- _What you are asked to do_: Copy nothing but the text: reproduce each line of the listing exactly and leave the pictures out.

- _Dataset extract_:
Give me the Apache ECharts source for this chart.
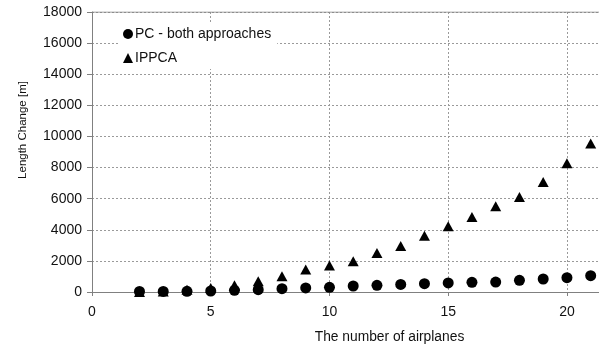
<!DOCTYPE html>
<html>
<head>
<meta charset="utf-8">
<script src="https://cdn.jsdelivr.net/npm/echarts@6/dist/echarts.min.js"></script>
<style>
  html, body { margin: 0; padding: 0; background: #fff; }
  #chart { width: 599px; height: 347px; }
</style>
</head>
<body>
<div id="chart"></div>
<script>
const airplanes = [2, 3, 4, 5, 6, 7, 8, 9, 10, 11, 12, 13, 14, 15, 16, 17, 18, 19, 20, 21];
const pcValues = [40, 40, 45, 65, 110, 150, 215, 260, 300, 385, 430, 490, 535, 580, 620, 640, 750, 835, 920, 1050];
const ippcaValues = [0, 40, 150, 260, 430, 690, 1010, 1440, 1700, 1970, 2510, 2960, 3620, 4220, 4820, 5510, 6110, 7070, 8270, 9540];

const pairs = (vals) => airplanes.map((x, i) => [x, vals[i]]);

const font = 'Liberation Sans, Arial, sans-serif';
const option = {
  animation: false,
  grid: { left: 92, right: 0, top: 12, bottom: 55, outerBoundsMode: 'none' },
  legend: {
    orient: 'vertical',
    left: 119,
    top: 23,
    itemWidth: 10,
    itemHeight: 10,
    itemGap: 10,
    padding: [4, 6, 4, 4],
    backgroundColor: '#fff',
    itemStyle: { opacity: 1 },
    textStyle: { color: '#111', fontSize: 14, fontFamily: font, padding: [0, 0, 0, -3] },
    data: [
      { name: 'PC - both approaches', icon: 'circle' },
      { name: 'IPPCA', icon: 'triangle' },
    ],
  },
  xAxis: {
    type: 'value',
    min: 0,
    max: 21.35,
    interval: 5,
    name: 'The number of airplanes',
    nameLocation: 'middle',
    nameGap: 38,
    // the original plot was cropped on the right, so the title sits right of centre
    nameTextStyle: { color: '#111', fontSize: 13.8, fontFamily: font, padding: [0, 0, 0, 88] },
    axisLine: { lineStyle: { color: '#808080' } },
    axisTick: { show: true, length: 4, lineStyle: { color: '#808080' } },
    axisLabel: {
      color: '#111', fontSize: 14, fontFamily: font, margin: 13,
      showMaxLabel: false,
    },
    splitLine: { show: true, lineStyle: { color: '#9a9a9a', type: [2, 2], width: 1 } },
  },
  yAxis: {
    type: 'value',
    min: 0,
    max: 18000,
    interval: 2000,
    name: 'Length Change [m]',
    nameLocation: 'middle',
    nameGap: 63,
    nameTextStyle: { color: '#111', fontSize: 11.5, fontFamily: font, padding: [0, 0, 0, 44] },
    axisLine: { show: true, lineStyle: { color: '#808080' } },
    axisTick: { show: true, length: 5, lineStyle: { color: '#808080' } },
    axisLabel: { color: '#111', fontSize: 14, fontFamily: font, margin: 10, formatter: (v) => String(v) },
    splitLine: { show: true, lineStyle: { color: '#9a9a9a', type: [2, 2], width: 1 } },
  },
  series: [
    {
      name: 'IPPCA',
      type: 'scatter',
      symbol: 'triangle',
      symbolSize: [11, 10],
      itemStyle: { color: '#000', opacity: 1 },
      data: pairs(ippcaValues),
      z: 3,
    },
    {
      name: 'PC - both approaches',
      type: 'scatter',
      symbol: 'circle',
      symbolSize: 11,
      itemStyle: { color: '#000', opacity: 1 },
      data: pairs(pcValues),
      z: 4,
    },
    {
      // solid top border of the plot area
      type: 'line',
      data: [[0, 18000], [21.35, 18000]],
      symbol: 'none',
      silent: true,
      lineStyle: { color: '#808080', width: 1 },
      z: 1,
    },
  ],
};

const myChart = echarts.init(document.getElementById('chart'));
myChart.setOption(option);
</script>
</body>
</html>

- _Task solution_:
Give me the Apache ECharts source for this chart.
<!DOCTYPE html>
<html>
<head>
<meta charset="utf-8">
<script src="https://cdn.jsdelivr.net/npm/echarts@6/dist/echarts.min.js"></script>
<style>
  html, body { margin: 0; padding: 0; background: #fff; }
  #chart { width: 599px; height: 347px; }
</style>
</head>
<body>
<div id="chart"></div>
<script>
const airplanes = [2, 3, 4, 5, 6, 7, 8, 9, 10, 11, 12, 13, 14, 15, 16, 17, 18, 19, 20, 21];
const pcValues = [40, 40, 45, 65, 110, 150, 215, 260, 300, 385, 430, 490, 535, 580, 620, 640, 750, 835, 920, 1050];
const ippcaValues = [0, 40, 150, 260, 430, 690, 1010, 1440, 1700, 1970, 2510, 2960, 3620, 4220, 4820, 5510, 6110, 7070, 8270, 9540];

const pairs = (vals) => airplanes.map((x, i) => [x, vals[i]]);

const font = 'Liberation Sans, Arial, sans-serif';
const option = {
  animation: false,
  grid: { left: 92, right: 0, top: 12, bottom: 55, outerBoundsMode: 'none' },
  legend: {
    orient: 'vertical',
    left: 119,
    top: 23,
    itemWidth: 10,
    itemHeight: 10,
    itemGap: 10,
    padding: [4, 6, 4, 4],
    backgroundColor: '#fff',
    itemStyle: { opacity: 1 },
    textStyle: { color: '#111', fontSize: 14, fontFamily: font, padding: [0, 0, 0, -3] },
    data: [
      { name: 'PC - both approaches', icon: 'circle' },
      { name: 'IPPCA', icon: 'triangle' },
    ],
  },
  xAxis: {
    type: 'value',
    min: 0,
    max: 21.35,
    interval: 5,
    name: 'The number of airplanes',
    nameLocation: 'middle',
    nameGap: 38,
    // the original plot was cropped on the right, so the title sits right of centre
    nameTextStyle: { color: '#111', fontSize: 13.8, fontFamily: font, padding: [0, 0, 0, 88] },
    axisLine: { lineStyle: { color: '#808080' } },
    axisTick: { show: true, length: 4, lineStyle: { color: '#808080' } },
    axisLabel: {
      color: '#111', fontSize: 14, fontFamily: font, margin: 13,
      showMaxLabel: false,
    },
    splitLine: { show: true, lineStyle: { color: '#9a9a9a', type: [2, 2], width: 1 } },
  },
  yAxis: {
    type: 'value',
    min: 0,
    max: 18000,
    interval: 2000,
    name: 'Length Change [m]',
    nameLocation: 'middle',
    nameGap: 63,
    nameTextStyle: { color: '#111', fontSize: 11.5, fontFamily: font, padding: [0, 0, 0, 44] },
    axisLine: { show: true, lineStyle: { color: '#808080' } },
    axisTick: { show: true, length: 5, lineStyle: { color: '#808080' } },
    axisLabel: { color: '#111', fontSize: 14, fontFamily: font, margin: 10, formatter: (v) => String(v) },
    splitLine: { show: true, lineStyle: { color: '#9a9a9a', type: [2, 2], width: 1 } },
  },
  series: [
    {
      name: 'IPPCA',
      type: 'scatter',
      symbol: 'triangle',
      symbolSize: [11, 10],
      itemStyle: { color: '#000', opacity: 1 },
      data: pairs(ippcaValues),
      z: 3,
    },
    {
      name: 'PC - both approaches',
      type: 'scatter',
      symbol: 'circle',
      symbolSize: 11,
      itemStyle: { color: '#000', opacity: 1 },
      data: pairs(pcValues),
      z: 4,
    },
    {
      // solid top border of the plot area
      type: 'line',
      data: [[0, 18000], [21.35, 18000]],
      symbol: 'none',
      silent: true,
      lineStyle: { color: '#808080', width: 1 },
      z: 1,
    },
  ],
};

const myChart = echarts.init(document.getElementById('chart'));
myChart.setOption(option);
</script>
</body>
</html>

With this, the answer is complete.